--- Task brief ---
Output all the data exactly. Pictures do not belong in the copy.
* BEGIN Provided material *
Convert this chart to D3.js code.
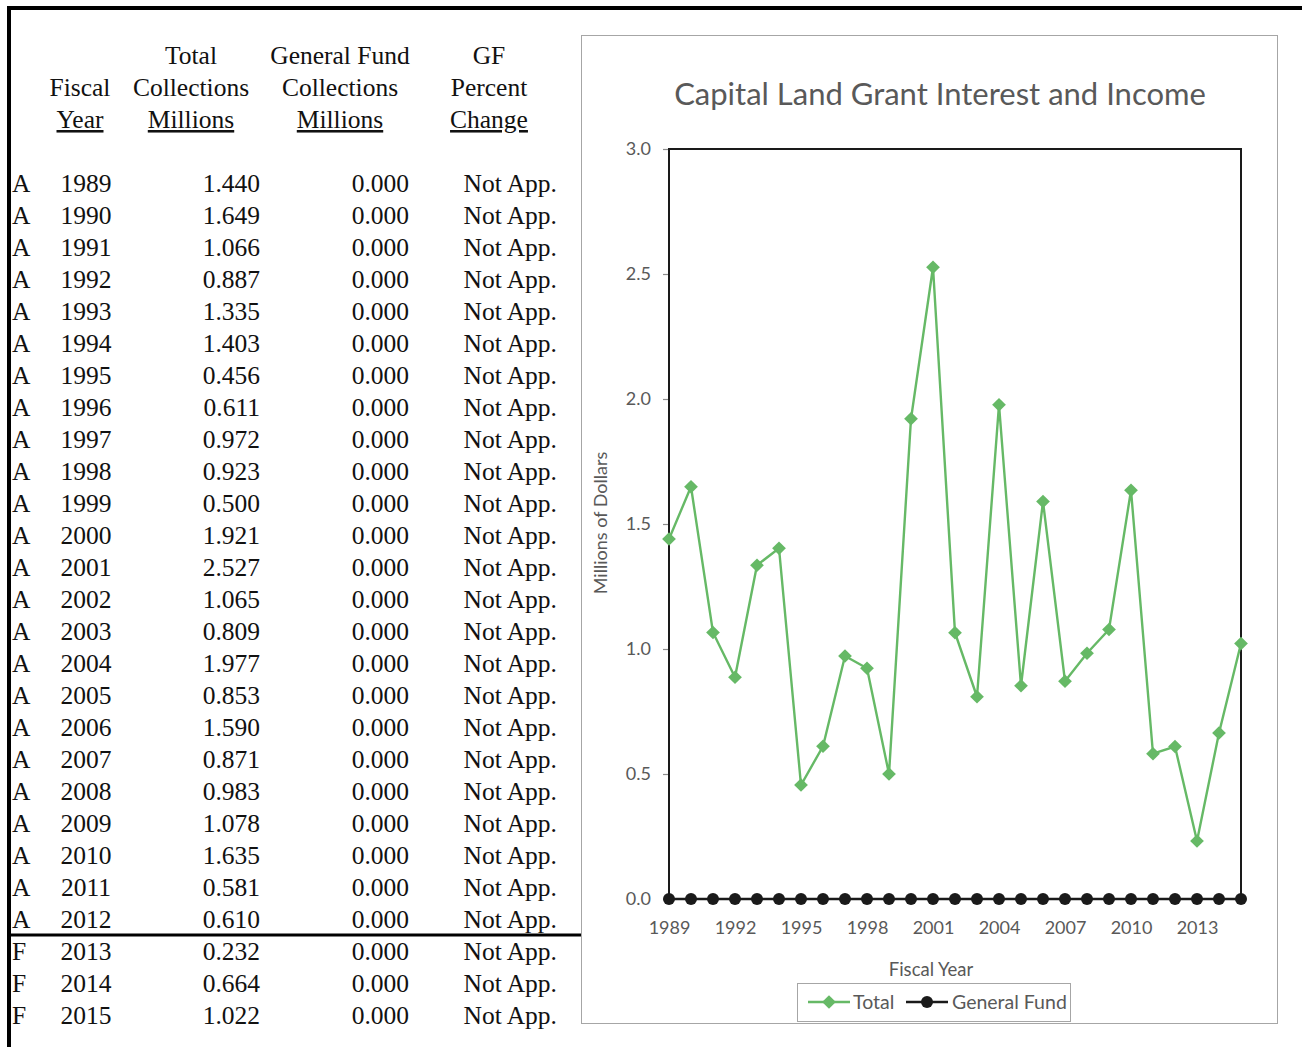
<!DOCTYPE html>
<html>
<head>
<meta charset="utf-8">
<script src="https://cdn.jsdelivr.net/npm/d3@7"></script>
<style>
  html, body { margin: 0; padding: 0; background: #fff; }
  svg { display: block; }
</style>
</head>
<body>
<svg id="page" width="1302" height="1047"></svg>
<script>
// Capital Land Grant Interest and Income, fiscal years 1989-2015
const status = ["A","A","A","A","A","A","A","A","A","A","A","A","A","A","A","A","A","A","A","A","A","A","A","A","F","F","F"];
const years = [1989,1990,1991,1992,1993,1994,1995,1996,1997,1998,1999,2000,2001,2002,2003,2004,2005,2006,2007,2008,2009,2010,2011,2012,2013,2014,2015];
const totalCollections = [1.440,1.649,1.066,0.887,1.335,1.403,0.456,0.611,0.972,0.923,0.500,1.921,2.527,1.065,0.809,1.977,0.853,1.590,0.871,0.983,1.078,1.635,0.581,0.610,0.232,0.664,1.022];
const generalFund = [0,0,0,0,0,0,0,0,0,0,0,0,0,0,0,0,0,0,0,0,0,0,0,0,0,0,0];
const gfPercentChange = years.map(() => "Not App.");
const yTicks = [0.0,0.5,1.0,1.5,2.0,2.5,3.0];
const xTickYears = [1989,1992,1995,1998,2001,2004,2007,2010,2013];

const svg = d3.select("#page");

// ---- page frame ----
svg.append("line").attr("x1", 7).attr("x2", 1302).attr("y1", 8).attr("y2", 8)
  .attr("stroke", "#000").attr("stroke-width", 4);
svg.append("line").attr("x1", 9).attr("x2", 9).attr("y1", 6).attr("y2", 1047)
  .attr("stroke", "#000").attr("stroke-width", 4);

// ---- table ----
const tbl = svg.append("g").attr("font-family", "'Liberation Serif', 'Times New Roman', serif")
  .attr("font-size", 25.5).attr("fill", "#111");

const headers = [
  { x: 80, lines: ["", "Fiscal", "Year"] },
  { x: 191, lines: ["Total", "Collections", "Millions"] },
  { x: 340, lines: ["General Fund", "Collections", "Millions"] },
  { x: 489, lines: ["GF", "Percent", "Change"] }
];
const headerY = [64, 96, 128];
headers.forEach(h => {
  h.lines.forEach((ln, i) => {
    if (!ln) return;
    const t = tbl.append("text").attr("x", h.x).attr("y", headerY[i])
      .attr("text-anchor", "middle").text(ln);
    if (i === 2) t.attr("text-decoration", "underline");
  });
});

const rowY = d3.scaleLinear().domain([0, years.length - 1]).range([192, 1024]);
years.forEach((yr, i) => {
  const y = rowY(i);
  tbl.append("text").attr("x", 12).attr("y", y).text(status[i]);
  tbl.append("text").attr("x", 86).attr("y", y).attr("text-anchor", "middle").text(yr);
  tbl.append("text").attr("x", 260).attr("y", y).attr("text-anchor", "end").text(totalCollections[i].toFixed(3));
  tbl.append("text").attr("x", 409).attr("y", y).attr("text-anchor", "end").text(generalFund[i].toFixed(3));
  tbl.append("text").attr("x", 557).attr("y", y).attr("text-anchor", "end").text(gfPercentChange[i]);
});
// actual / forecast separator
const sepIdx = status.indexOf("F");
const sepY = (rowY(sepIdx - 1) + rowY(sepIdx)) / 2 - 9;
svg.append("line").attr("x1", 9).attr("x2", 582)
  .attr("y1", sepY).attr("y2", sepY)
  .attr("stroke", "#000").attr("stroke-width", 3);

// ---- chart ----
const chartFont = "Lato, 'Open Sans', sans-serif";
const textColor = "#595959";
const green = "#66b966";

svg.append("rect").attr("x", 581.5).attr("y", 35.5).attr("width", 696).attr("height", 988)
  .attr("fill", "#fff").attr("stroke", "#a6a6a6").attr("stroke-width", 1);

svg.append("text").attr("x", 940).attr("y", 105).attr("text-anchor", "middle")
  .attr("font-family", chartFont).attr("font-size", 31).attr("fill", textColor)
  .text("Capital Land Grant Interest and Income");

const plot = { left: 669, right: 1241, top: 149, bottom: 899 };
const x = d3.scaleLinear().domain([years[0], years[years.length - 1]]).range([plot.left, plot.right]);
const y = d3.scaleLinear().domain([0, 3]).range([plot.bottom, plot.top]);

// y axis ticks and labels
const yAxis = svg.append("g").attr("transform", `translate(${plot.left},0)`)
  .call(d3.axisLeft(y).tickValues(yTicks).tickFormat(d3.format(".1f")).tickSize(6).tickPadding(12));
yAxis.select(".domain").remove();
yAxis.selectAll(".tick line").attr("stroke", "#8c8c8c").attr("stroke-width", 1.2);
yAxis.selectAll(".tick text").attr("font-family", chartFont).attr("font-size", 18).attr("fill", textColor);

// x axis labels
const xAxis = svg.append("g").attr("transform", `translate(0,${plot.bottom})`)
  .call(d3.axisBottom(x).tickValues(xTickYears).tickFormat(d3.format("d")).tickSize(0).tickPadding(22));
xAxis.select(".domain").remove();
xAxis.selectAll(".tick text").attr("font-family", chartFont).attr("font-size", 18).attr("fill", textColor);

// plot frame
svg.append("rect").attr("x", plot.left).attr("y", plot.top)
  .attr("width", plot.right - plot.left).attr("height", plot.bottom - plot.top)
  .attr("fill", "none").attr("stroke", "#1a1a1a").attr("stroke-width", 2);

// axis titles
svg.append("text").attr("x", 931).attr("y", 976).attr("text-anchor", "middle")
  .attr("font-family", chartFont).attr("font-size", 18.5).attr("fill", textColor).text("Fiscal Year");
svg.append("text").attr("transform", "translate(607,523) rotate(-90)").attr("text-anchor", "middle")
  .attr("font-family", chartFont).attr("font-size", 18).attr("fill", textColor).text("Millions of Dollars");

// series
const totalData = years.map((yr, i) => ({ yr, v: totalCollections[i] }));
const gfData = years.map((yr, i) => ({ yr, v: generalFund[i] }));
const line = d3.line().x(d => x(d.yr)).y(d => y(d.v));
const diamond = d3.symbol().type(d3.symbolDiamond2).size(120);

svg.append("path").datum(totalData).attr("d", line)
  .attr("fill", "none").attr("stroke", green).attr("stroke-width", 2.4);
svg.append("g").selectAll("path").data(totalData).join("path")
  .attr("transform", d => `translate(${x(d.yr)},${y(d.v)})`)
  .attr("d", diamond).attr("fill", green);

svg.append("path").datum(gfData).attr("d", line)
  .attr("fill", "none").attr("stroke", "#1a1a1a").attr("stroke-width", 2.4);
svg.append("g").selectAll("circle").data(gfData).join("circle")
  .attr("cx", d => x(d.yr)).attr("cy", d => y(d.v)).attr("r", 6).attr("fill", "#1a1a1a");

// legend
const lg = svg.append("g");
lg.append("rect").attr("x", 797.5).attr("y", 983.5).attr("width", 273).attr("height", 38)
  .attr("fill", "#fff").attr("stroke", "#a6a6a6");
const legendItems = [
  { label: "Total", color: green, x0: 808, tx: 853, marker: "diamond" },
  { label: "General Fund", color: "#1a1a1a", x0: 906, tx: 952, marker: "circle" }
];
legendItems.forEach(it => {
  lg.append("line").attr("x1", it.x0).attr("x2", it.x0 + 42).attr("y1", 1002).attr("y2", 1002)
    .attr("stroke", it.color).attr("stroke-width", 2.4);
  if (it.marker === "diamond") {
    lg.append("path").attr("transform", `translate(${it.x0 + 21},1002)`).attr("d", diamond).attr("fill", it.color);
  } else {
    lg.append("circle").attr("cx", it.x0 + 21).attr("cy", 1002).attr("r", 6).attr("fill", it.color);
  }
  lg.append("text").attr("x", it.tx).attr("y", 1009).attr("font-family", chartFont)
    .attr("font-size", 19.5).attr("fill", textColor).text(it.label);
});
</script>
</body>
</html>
* END Provided material *
--- Exercise result ---
Convert this chart to D3.js code.
<!DOCTYPE html>
<html>
<head>
<meta charset="utf-8">
<script src="https://cdn.jsdelivr.net/npm/d3@7"></script>
<style>
  html, body { margin: 0; padding: 0; background: #fff; }
  svg { display: block; }
</style>
</head>
<body>
<svg id="page" width="1302" height="1047"></svg>
<script>
// Capital Land Grant Interest and Income, fiscal years 1989-2015
const status = ["A","A","A","A","A","A","A","A","A","A","A","A","A","A","A","A","A","A","A","A","A","A","A","A","F","F","F"];
const years = [1989,1990,1991,1992,1993,1994,1995,1996,1997,1998,1999,2000,2001,2002,2003,2004,2005,2006,2007,2008,2009,2010,2011,2012,2013,2014,2015];
const totalCollections = [1.440,1.649,1.066,0.887,1.335,1.403,0.456,0.611,0.972,0.923,0.500,1.921,2.527,1.065,0.809,1.977,0.853,1.590,0.871,0.983,1.078,1.635,0.581,0.610,0.232,0.664,1.022];
const generalFund = [0,0,0,0,0,0,0,0,0,0,0,0,0,0,0,0,0,0,0,0,0,0,0,0,0,0,0];
const gfPercentChange = years.map(() => "Not App.");
const yTicks = [0.0,0.5,1.0,1.5,2.0,2.5,3.0];
const xTickYears = [1989,1992,1995,1998,2001,2004,2007,2010,2013];

const svg = d3.select("#page");

// ---- page frame ----
svg.append("line").attr("x1", 7).attr("x2", 1302).attr("y1", 8).attr("y2", 8)
  .attr("stroke", "#000").attr("stroke-width", 4);
svg.append("line").attr("x1", 9).attr("x2", 9).attr("y1", 6).attr("y2", 1047)
  .attr("stroke", "#000").attr("stroke-width", 4);

// ---- table ----
const tbl = svg.append("g").attr("font-family", "'Liberation Serif', 'Times New Roman', serif")
  .attr("font-size", 25.5).attr("fill", "#111");

const headers = [
  { x: 80, lines: ["", "Fiscal", "Year"] },
  { x: 191, lines: ["Total", "Collections", "Millions"] },
  { x: 340, lines: ["General Fund", "Collections", "Millions"] },
  { x: 489, lines: ["GF", "Percent", "Change"] }
];
const headerY = [64, 96, 128];
headers.forEach(h => {
  h.lines.forEach((ln, i) => {
    if (!ln) return;
    const t = tbl.append("text").attr("x", h.x).attr("y", headerY[i])
      .attr("text-anchor", "middle").text(ln);
    if (i === 2) t.attr("text-decoration", "underline");
  });
});

const rowY = d3.scaleLinear().domain([0, years.length - 1]).range([192, 1024]);
years.forEach((yr, i) => {
  const y = rowY(i);
  tbl.append("text").attr("x", 12).attr("y", y).text(status[i]);
  tbl.append("text").attr("x", 86).attr("y", y).attr("text-anchor", "middle").text(yr);
  tbl.append("text").attr("x", 260).attr("y", y).attr("text-anchor", "end").text(totalCollections[i].toFixed(3));
  tbl.append("text").attr("x", 409).attr("y", y).attr("text-anchor", "end").text(generalFund[i].toFixed(3));
  tbl.append("text").attr("x", 557).attr("y", y).attr("text-anchor", "end").text(gfPercentChange[i]);
});
// actual / forecast separator
const sepIdx = status.indexOf("F");
const sepY = (rowY(sepIdx - 1) + rowY(sepIdx)) / 2 - 9;
svg.append("line").attr("x1", 9).attr("x2", 582)
  .attr("y1", sepY).attr("y2", sepY)
  .attr("stroke", "#000").attr("stroke-width", 3);

// ---- chart ----
const chartFont = "Lato, 'Open Sans', sans-serif";
const textColor = "#595959";
const green = "#66b966";

svg.append("rect").attr("x", 581.5).attr("y", 35.5).attr("width", 696).attr("height", 988)
  .attr("fill", "#fff").attr("stroke", "#a6a6a6").attr("stroke-width", 1);

svg.append("text").attr("x", 940).attr("y", 105).attr("text-anchor", "middle")
  .attr("font-family", chartFont).attr("font-size", 31).attr("fill", textColor)
  .text("Capital Land Grant Interest and Income");

const plot = { left: 669, right: 1241, top: 149, bottom: 899 };
const x = d3.scaleLinear().domain([years[0], years[years.length - 1]]).range([plot.left, plot.right]);
const y = d3.scaleLinear().domain([0, 3]).range([plot.bottom, plot.top]);

// y axis ticks and labels
const yAxis = svg.append("g").attr("transform", `translate(${plot.left},0)`)
  .call(d3.axisLeft(y).tickValues(yTicks).tickFormat(d3.format(".1f")).tickSize(6).tickPadding(12));
yAxis.select(".domain").remove();
yAxis.selectAll(".tick line").attr("stroke", "#8c8c8c").attr("stroke-width", 1.2);
yAxis.selectAll(".tick text").attr("font-family", chartFont).attr("font-size", 18).attr("fill", textColor);

// x axis labels
const xAxis = svg.append("g").attr("transform", `translate(0,${plot.bottom})`)
  .call(d3.axisBottom(x).tickValues(xTickYears).tickFormat(d3.format("d")).tickSize(0).tickPadding(22));
xAxis.select(".domain").remove();
xAxis.selectAll(".tick text").attr("font-family", chartFont).attr("font-size", 18).attr("fill", textColor);

// plot frame
svg.append("rect").attr("x", plot.left).attr("y", plot.top)
  .attr("width", plot.right - plot.left).attr("height", plot.bottom - plot.top)
  .attr("fill", "none").attr("stroke", "#1a1a1a").attr("stroke-width", 2);

// axis titles
svg.append("text").attr("x", 931).attr("y", 976).attr("text-anchor", "middle")
  .attr("font-family", chartFont).attr("font-size", 18.5).attr("fill", textColor).text("Fiscal Year");
svg.append("text").attr("transform", "translate(607,523) rotate(-90)").attr("text-anchor", "middle")
  .attr("font-family", chartFont).attr("font-size", 18).attr("fill", textColor).text("Millions of Dollars");

// series
const totalData = years.map((yr, i) => ({ yr, v: totalCollections[i] }));
const gfData = years.map((yr, i) => ({ yr, v: generalFund[i] }));
const line = d3.line().x(d => x(d.yr)).y(d => y(d.v));
const diamond = d3.symbol().type(d3.symbolDiamond2).size(120);

svg.append("path").datum(totalData).attr("d", line)
  .attr("fill", "none").attr("stroke", green).attr("stroke-width", 2.4);
svg.append("g").selectAll("path").data(totalData).join("path")
  .attr("transform", d => `translate(${x(d.yr)},${y(d.v)})`)
  .attr("d", diamond).attr("fill", green);

svg.append("path").datum(gfData).attr("d", line)
  .attr("fill", "none").attr("stroke", "#1a1a1a").attr("stroke-width", 2.4);
svg.append("g").selectAll("circle").data(gfData).join("circle")
  .attr("cx", d => x(d.yr)).attr("cy", d => y(d.v)).attr("r", 6).attr("fill", "#1a1a1a");

// legend
const lg = svg.append("g");
lg.append("rect").attr("x", 797.5).attr("y", 983.5).attr("width", 273).attr("height", 38)
  .attr("fill", "#fff").attr("stroke", "#a6a6a6");
const legendItems = [
  { label: "Total", color: green, x0: 808, tx: 853, marker: "diamond" },
  { label: "General Fund", color: "#1a1a1a", x0: 906, tx: 952, marker: "circle" }
];
legendItems.forEach(it => {
  lg.append("line").attr("x1", it.x0).attr("x2", it.x0 + 42).attr("y1", 1002).attr("y2", 1002)
    .attr("stroke", it.color).attr("stroke-width", 2.4);
  if (it.marker === "diamond") {
    lg.append("path").attr("transform", `translate(${it.x0 + 21},1002)`).attr("d", diamond).attr("fill", it.color);
  } else {
    lg.append("circle").attr("cx", it.x0 + 21).attr("cy", 1002).attr("r", 6).attr("fill", it.color);
  }
  lg.append("text").attr("x", it.tx).attr("y", 1009).attr("font-family", chartFont)
    .attr("font-size", 19.5).attr("fill", textColor).text(it.label);
});
</script>
</body>
</html>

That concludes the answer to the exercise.